Re: Automated statis checksThat is unlikely to ever happen. If it did, it could be harmful to DMOZ in that there are so many scammers and DMOZ spammers that try all sorts of devious ways to get multiple listings for mirrors (for eg), dublicate submissions etc, that if there was a automated system for checking status, these idiots (who ruin it for everyone else) will know immediatlely when there latest scheme failed, so they can try again with a different tactic ... the battle continues. If they were kept guessing or did not know they were detected, then they are less likely to try again...this keeps the crap that editors have to deal with down.
I think most would be amazed at the lengths so many go to to scam DMOZ, trying to list redirects, mirrors, doorways etc (
I always fail to understand why, as it just a good link, nothing overly special) ... you would be even surprized at how many plead their inocence and outright lie when posting at RZ (I understand this also factored in to the decision to stop status checks).... the one thing I will miss about the status checks is when I see an argument start, I head over to DMOZ and check the edit history of the URL involved ... its often then easy to see the BS from the submitter and the reason the terse responces from editors .... the problem then is that its not often possible to reveal this informtion publically as it gives to much info to the scammers on how their latest scheme was uncovered ...it all about keeping them guessing.
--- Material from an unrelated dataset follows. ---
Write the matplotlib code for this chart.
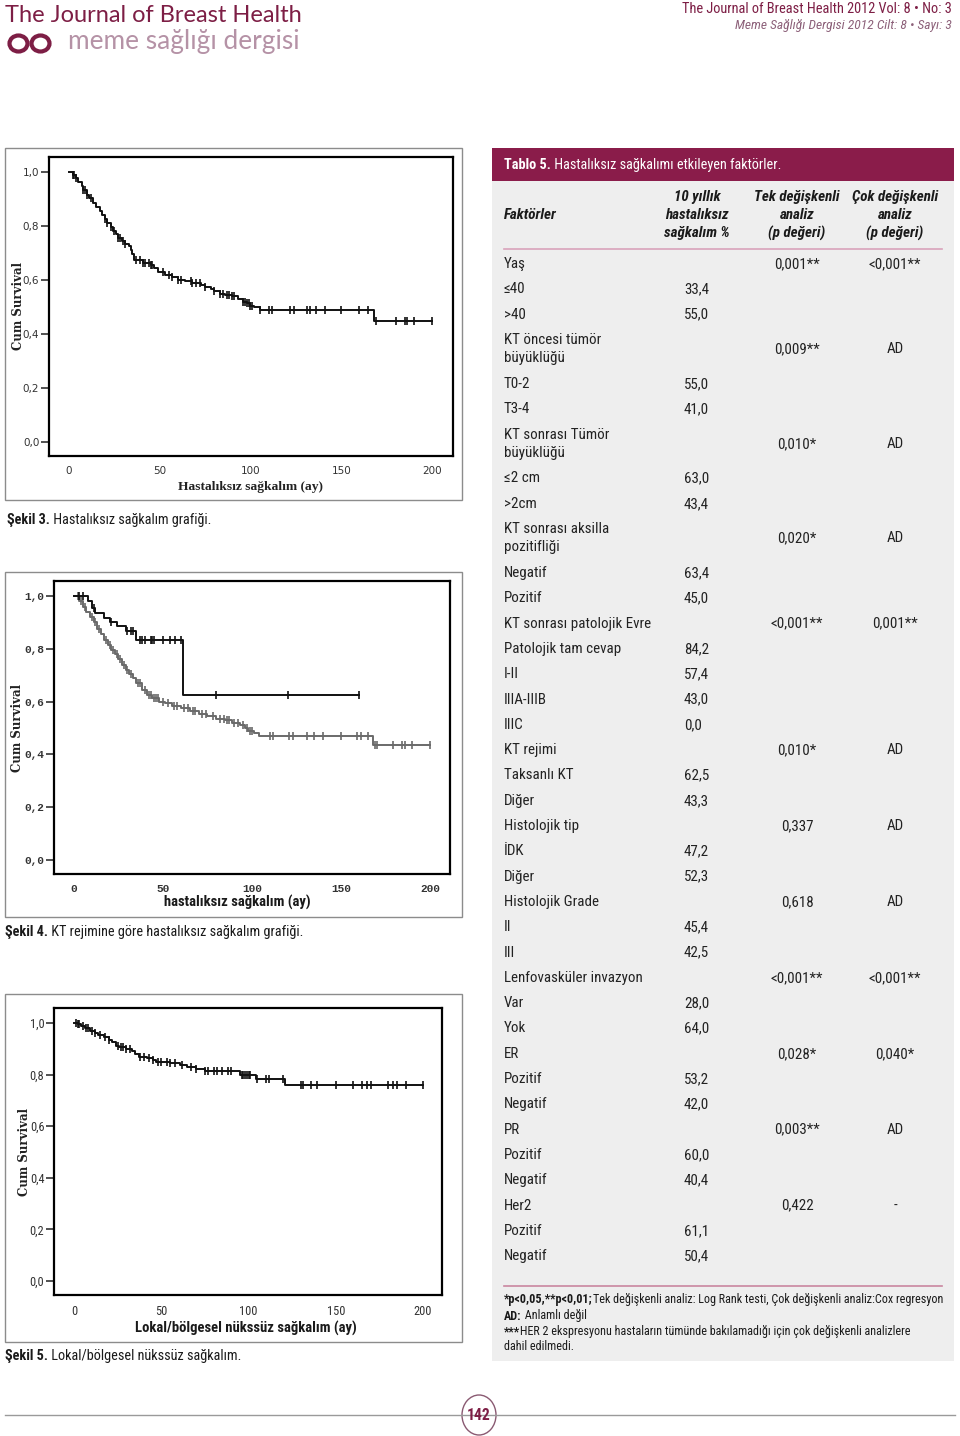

Lots is being done internally about this and is working to some extent to cut down it to the levels its at now! - its just not being made public, as this too gives too much information to them.
From what I undertsand DMOZ:
* gets around 6000-7000 submissions a day
* lists around 1000-2000 sites a day
* the size of the pool of unreviewed sites is not growing
Conclusion: editors spend time deleting 5000-6000 spam and unlistable submissions a day .... and that is after strategies have been implemented to reduce it.
The easiest solution would be to turn off the 'suggest a site' function.